One thing that Gerrard does have is a pull in the transfer market. His reputation as a player is still high in the game. Connections with former teammates who are still playing have also proved beneficial, with Philippe Coutinho’s move to Villa Park one that simply would not have happened without Gerrard being in charge. This will not last forever, though. As time goes on and Gerrard’s playing days become a distant memory, the allure of playing under him on name alone will slowly dissipate. It is then that his managerial credentials will come into play. If things at Villa don’t improve soon then just what will those credentials look like?
Much was made of Gerrard’s Villa contract tying in with the end of Jurgen Klopp’s Liverpool contract. It was, of course, no coincidence, and Gerrard would never deny that he dreams of becoming the manager of his hometown club in the future. However, this is certainly not a foregone conclusion. If Gerrard does not prove himself to be up to the task then Liverpool will not bend over backwards in search of justification to offer him the job, no matter how much sentiment they may feel towards him.
The purpose of this article is not to begrudge the likes of Parker, Lampard, and Gerrard getting good managerial jobs early in their career. It is, instead, to assess whether this approach actually benefits these big name players-turned-managers in the long run. The problem with starting at the elite level is where do you go from there if things don’t go so well?

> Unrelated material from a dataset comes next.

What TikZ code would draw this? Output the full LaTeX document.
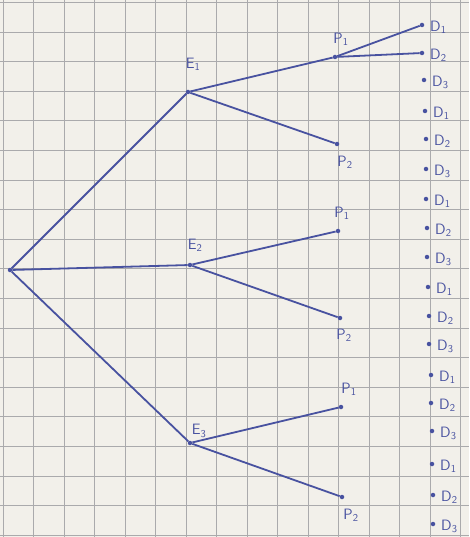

Gerrard has been earmarked for the Liverpool job almost from the moment he retired as a player, yet he is struggling in his Premier League audition at Aston Villa. Scott Parker now has the burden of two relegations on his CV and is likely to have to rebuild his career in the Championship. Lampard has the support of the Everton faithful currently, but should that turn can he really expect to get another Premier League job without having to take some time out of the English top flight and rebuild his reputation?